Chapter 15: Report Writer Module -- Key Takeaways

Chapter Summary

The Report Writer module is a specialized feature of COBOL designed to automate the production of formatted printed reports. Instead of manually coding line counters, page-break logic, heading routines, footing routines, and accumulator fields, Report Writer allows the programmer to declare the entire report layout in the DATA DIVISION and then generate it with just three PROCEDURE DIVISION statements: INITIATE, GENERATE, and TERMINATE. The module handles page overflow detection, automatic heading and footing generation, control break processing, and subtotal/total accumulation behind the scenes, dramatically reducing the amount of procedural code required.

This chapter introduced the REPORT SECTION in the DATA DIVISION, where reports are defined through RD (Report Description) entries and their associated report group definitions. Each report group serves a specific role in the report structure: Report Heading (RH) appears once at the beginning of the report, Page Heading (PH) prints at the top of every page, Detail (DE) lines represent the individual data rows, Control Heading (CH) introduces each new control group, Control Footing (CF) summarizes a completed control group, Page Footing (PF) prints at the bottom of every page, and Report Footing (RF) appears once at the end of the entire report. The LINE, COLUMN, SOURCE, SUM, and GROUP INDICATE clauses control exactly where each field appears and what value it contains.

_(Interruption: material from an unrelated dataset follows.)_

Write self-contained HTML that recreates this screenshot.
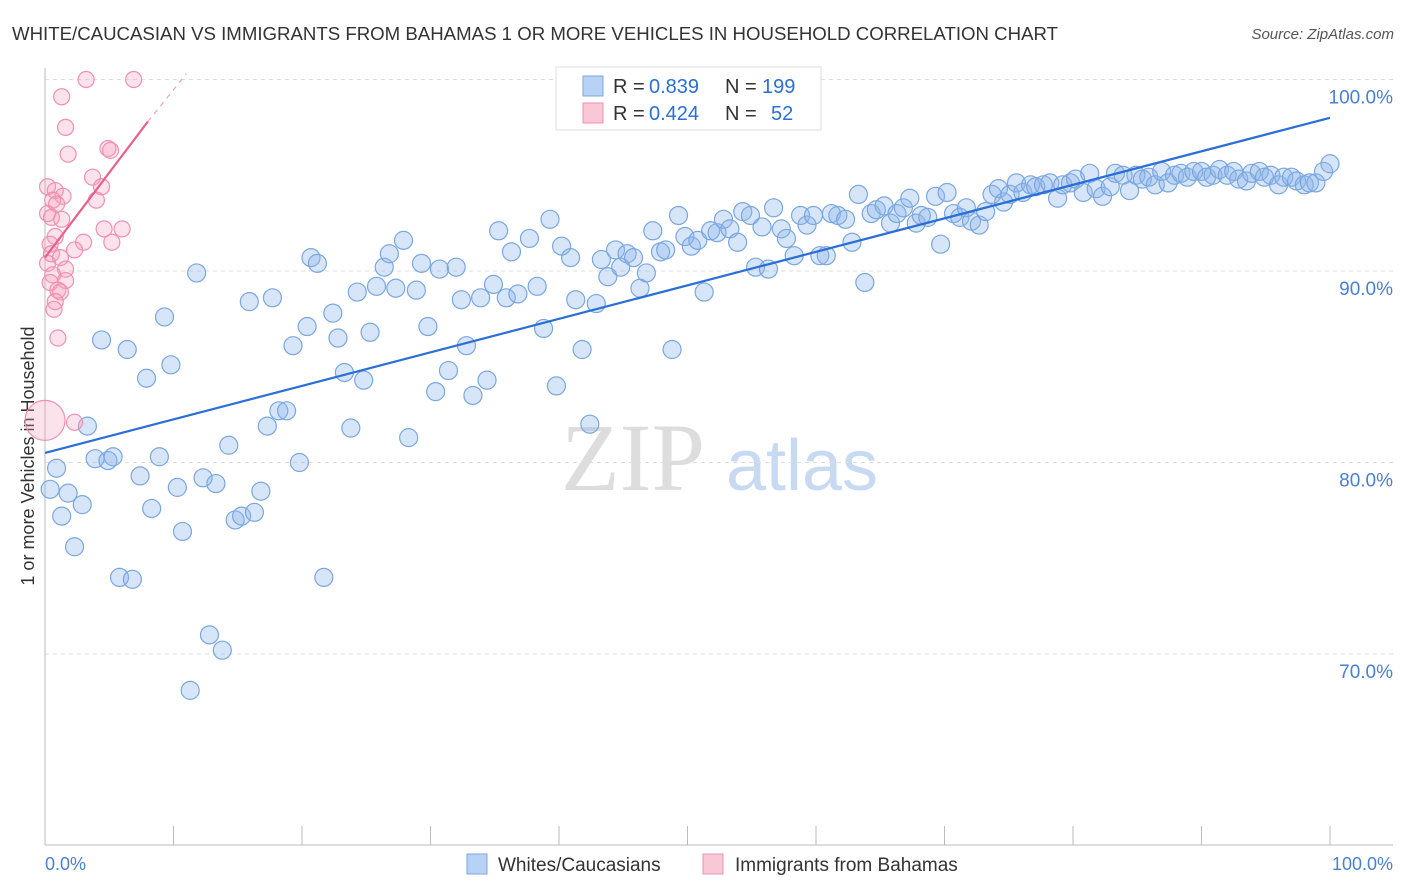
<!DOCTYPE html>
<html><head><meta charset="utf-8"><style>
body{margin:0;background:#fff;font-family:"Liberation Sans",sans-serif}
svg{display:block}
</style></head><body>
<svg id="c" width="1406" height="892" xmlns="http://www.w3.org/2000/svg">
<text x="12" y="40" font-size="18" fill="#333" textLength="1046" lengthAdjust="spacingAndGlyphs">WHITE/CAUCASIAN VS IMMIGRANTS FROM BAHAMAS 1 OR MORE VEHICLES IN HOUSEHOLD CORRELATION CHART</text>
<text x="1394" y="39" font-size="15" fill="#555" font-style="italic" text-anchor="end">Source: ZipAtlas.com</text>
<text transform="translate(34,456) rotate(-90)" font-size="18" fill="#333" text-anchor="middle">1 or more Vehicles in Household</text>
<g><text x="633" y="490" font-size="96" font-family="Liberation Serif" fill="#ddd" text-anchor="middle">ZIP</text><text x="802" y="490" font-size="72" fill="#c8daf2" text-anchor="middle">atlas</text></g>
<g id="grid"></g><g id="marks"></g>
<g>
<rect x="556" y="67" width="265" height="63" fill="#fff" stroke="#ddd"/>
<rect x="583" y="76" width="20" height="20" fill="#b8d2f5" stroke="#7aa7e0"/>
<text x="613" y="93" font-size="20" fill="#333">R =</text>
<text x="649" y="93" font-size="20" fill="#2a6fd6">0.839</text>
<text x="725" y="93" font-size="20" fill="#333">N =</text>
<text x="762" y="93" font-size="20" fill="#2a6fd6">199</text>
<rect x="583" y="103" width="20" height="20" fill="#f9c8d6" stroke="#f090b0"/>
<text x="613" y="120" font-size="20" fill="#333">R =</text>
<text x="649" y="120" font-size="20" fill="#2a6fd6">0.424</text>
<text x="725" y="120" font-size="20" fill="#333">N =</text>
<text x="771" y="120" font-size="20" fill="#2a6fd6">52</text>
</g>
<g>
<rect x="467" y="854" width="20" height="20" fill="#b8d2f5" stroke="#7aa7e0"/>
<text x="498" y="871" font-size="19" fill="#333">Whites/Caucasians</text>
<rect x="703" y="854" width="20" height="20" fill="#f9c8d6" stroke="#f090b0"/>
<text x="735" y="871" font-size="19" fill="#333">Immigrants from Bahamas</text>
</g>
</svg>
<script>
const yTicks=[100,90,80,70];
const yTickLabels=["100.0%","90.0%","80.0%","70.0%"];
const xTicks=[0,10,20,30,40,50,60,70,80,90,100];
const blueX=[0.4,0.9,1.3,1.8,2.3,2.9,3.3,3.9,4.4,4.9,5.3,5.8,6.4,6.8,7.4,7.9,8.3,8.9,9.3,9.8,10.3,10.7,11.3,11.8,12.3,12.8,13.3,13.8,14.3,14.8,15.3,15.9,16.3,16.8,17.3,17.7,18.2,18.8,19.3,19.8,20.4,20.7,21.2,21.7,22.4,22.8,23.3,23.8,24.3,24.8,25.3,25.8,26.4,26.8,27.3,27.9,28.3,28.9,29.3,29.8,30.4,30.7,31.4,32.0,32.4,32.8,33.3,33.9,34.4,34.9,35.3,35.9,36.3,36.8,37.7,38.3,38.8,39.3,39.8,40.2,40.9,41.3,41.8,42.4,42.9,43.3,43.8,44.4,44.8,45.3,45.8,46.3,46.8,47.3,47.9,48.3,48.8,49.3,49.8,50.3,50.8,51.3,51.8,52.3,52.8,53.3,53.9,54.3,54.9,55.3,55.8,56.3,56.7,57.3,57.7,58.3,58.8,59.3,59.8,60.3,60.8,61.2,61.7,62.3,62.8,63.3,63.8,64.3,64.7,65.3,65.8,66.3,66.8,67.3,67.8,68.2,68.7,69.3,69.7,70.2,70.7,71.2,71.7,72.1,72.7,73.2,73.7,74.2,74.6,75.1,75.6,76.1,76.7,77.1,77.7,78.2,78.8,79.2,79.8,80.2,80.8,81.3,81.8,82.3,82.9,83.3,83.9,84.4,84.9,85.4,85.9,86.4,86.9,87.4,87.9,88.4,88.9,89.4,90.0,90.4,90.9,91.4,92.0,92.5,92.9,93.5,93.9,94.5,94.9,95.4,96.0,96.4,97.0,97.4,98.0,98.4,98.9,99.5,100.0];
const blueY=[78.6,79.7,77.2,78.4,75.6,77.8,81.9,80.2,86.4,80.1,80.3,74.0,85.9,73.9,79.3,84.4,77.6,80.3,87.6,85.1,78.7,76.4,68.1,89.9,79.2,71.0,78.9,70.2,80.9,77.0,77.2,88.4,77.4,78.5,81.9,88.6,82.7,82.7,86.1,80.0,87.1,90.7,90.4,74.0,87.8,86.5,84.7,81.8,88.9,84.3,86.8,89.2,90.2,90.9,89.1,91.6,81.3,89.0,90.4,87.1,83.7,90.1,84.8,90.2,88.5,86.1,83.5,88.6,84.3,89.3,92.1,88.6,91.0,88.8,91.7,89.2,87.0,92.7,84.0,91.3,90.7,88.5,85.9,82.0,88.3,90.6,89.7,91.1,90.2,90.9,90.7,89.1,89.9,92.1,91.0,91.1,85.9,92.9,91.8,91.3,91.6,88.9,92.1,92.0,92.7,92.2,91.5,93.1,92.9,90.2,92.3,90.1,93.3,92.2,91.7,90.8,92.9,92.4,92.9,90.8,90.8,93.0,92.9,92.7,91.5,94.0,89.4,93.0,93.2,93.4,92.5,93.0,93.3,93.8,92.5,92.9,92.8,93.9,91.4,94.1,93.0,92.8,93.3,92.6,92.4,93.1,94.0,94.3,93.6,94.0,94.6,94.1,94.5,94.4,94.5,94.6,93.8,94.5,94.6,94.8,94.1,95.1,94.3,93.9,94.4,95.1,95.0,94.2,95.0,94.8,94.9,94.5,95.2,94.6,95.0,95.1,94.9,95.2,95.2,94.9,95.0,95.3,95.0,95.2,94.8,94.7,95.1,95.2,94.9,95.0,94.5,94.9,94.9,94.7,94.5,94.6,94.6,95.2,95.6];
const pinkX=[3.2,6.9,1.3,1.6,1.8,4.9,5.1,0.2,0.8,1.4,3.7,4.4,4.0,0.6,0.9,0.2,0.5,1.3,4.6,6.0,0.8,0.4,3.0,2.3,5.2,0.5,1.2,0.2,1.6,0.6,1.6,0.4,1.0,1.2,0.8,0.7,1.0,0.0,2.3];
const pinkY=[100.0,100.0,99.1,97.5,96.1,96.4,96.3,94.4,94.2,93.9,94.9,94.4,93.7,93.7,93.5,93.0,92.8,92.7,92.2,92.2,91.8,91.4,91.5,91.1,91.5,90.9,90.7,90.4,90.1,89.8,89.5,89.4,89.0,88.9,88.4,88.0,86.5,82.2,82.1];
const pinkR=[8,8,8,8,8,8,8,8,8,8,8,8,8,8,8,8,8,8,8,8,8,8,8,8,8,8,8,8,8,8,8,8,8,8,8,8,8,20,8];
const blueTrend=[80.5,98.0];
const pinkTrend=[[0,90.7],[8,97.8],[11,100.3]];
const NS="http://www.w3.org/2000/svg";
const sx=v=>45+v*12.85, sy=v=>79.5+(100-v)*19.15;
function mk(t,a,p){const e=document.createElementNS(NS,t);for(const k in a)e.setAttribute(k,a[k]);p.appendChild(e);return e;}
const G=document.getElementById('grid'),M=document.getElementById('marks');
yTicks.forEach((t,i)=>{const l=mk('line',{x1:45,x2:1393,y1:sy(t),y2:sy(t),stroke:'#ddd','stroke-dasharray':'4,4'},G);


const tx=mk('text',{x:1393,y:sy(t)+24,'font-size':19,fill:'#4a80d0','text-anchor':'end'},G);tx.textContent=yTickLabels[i];

});
const ax=mk('line',{x1:45,x2:45,y1:68,y2:845,stroke:'#bbb'},G);


const bx=mk('line',{x1:45,x2:1393,y1:845,y2:845,stroke:'#bbb'},G);


xTicks.forEach(t=>{const l=mk('line',{x1:sx(t),x2:sx(t),y1:826,y2:845,stroke:'#bbb'},G);

});
const x0=mk('text',{x:45,y:870,'font-size':18,fill:'#4a80d0'},G);x0.textContent='0.0%';


const x1=mk('text',{x:1393,y:870,'font-size':18,fill:'#4a80d0','text-anchor':'end'},G);x1.textContent='100.0%';


const cg=mk('g',{},M);
blueX.forEach((v,i)=>{const c=mk('circle',{cx:sx(v),cy:sy(blueY[i]),r:9,fill:'rgba(140,180,235,0.35)',stroke:'#7aa7e0','stroke-width':1.2},cg);

});
pinkX.forEach((v,i)=>{const c=mk('circle',{cx:sx(v),cy:sy(pinkY[i]),r:pinkR[i],fill:'rgba(245,160,190,0.3)',stroke:'#f090b0','stroke-width':1.2},cg);

});
const bl=mk('line',{x1:sx(0),y1:sy(blueTrend[0]),x2:sx(100),y2:sy(blueTrend[1]),stroke:'#2a6fd6','stroke-width':2.2},M);


const pl=mk('line',{x1:sx(pinkTrend[0][0]),y1:sy(pinkTrend[0][1]),x2:sx(pinkTrend[1][0]),y2:sy(pinkTrend[1][1]),stroke:'#e8608a','stroke-width':2.2},M);


const pd=mk('line',{x1:sx(pinkTrend[1][0]),y1:sy(pinkTrend[1][1]),x2:sx(pinkTrend[2][0]),y2:sy(pinkTrend[2][1]),stroke:'#f0a0b8','stroke-width':1.2,'stroke-dasharray':'5,5'},M);


</script>
</body></html>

We also examined how Report Writer interacts with the control break mechanism through the CONTROL clause on the RD entry. When the value of a control field changes, Report Writer automatically generates the appropriate Control Footing for the completed group and the Control Heading for the new group, including the cascading behavior when multiple control levels change simultaneously. The SUM clause on Control Footing fields automatically accumulates values from Detail lines or lower-level Control Footings, making it straightforward to produce subtotals and grand totals without any manual accumulator logic. While Report Writer has fallen out of favor in some shops due to its complexity and the shift away from printed reports, it remains a valuable tool for batch reporting and appears in legacy codebases that must be maintained.

Key Concepts

  • The REPORT SECTION is declared within the DATA DIVISION after the FILE SECTION and WORKING-STORAGE SECTION, containing one or more RD entries and their associated report groups.
  • The RD (Report Description) entry names the report and specifies its control hierarchy through the CONTROL clause and its page layout through the PAGE clause.
  • The CONTROL clause lists the data items whose value changes trigger control breaks, ordered from major (leftmost) to minor (rightmost), with FINAL as the highest level.
  • The PAGE clause on the RD entry defines page geometry: PAGE LIMIT IS n LINES, HEADING at line h, FIRST DETAIL at line d, LAST DETAIL at line l, and FOOTING at line f.
  • Report Heading (TYPE RH) prints once at the very beginning of the report, before the first Page Heading.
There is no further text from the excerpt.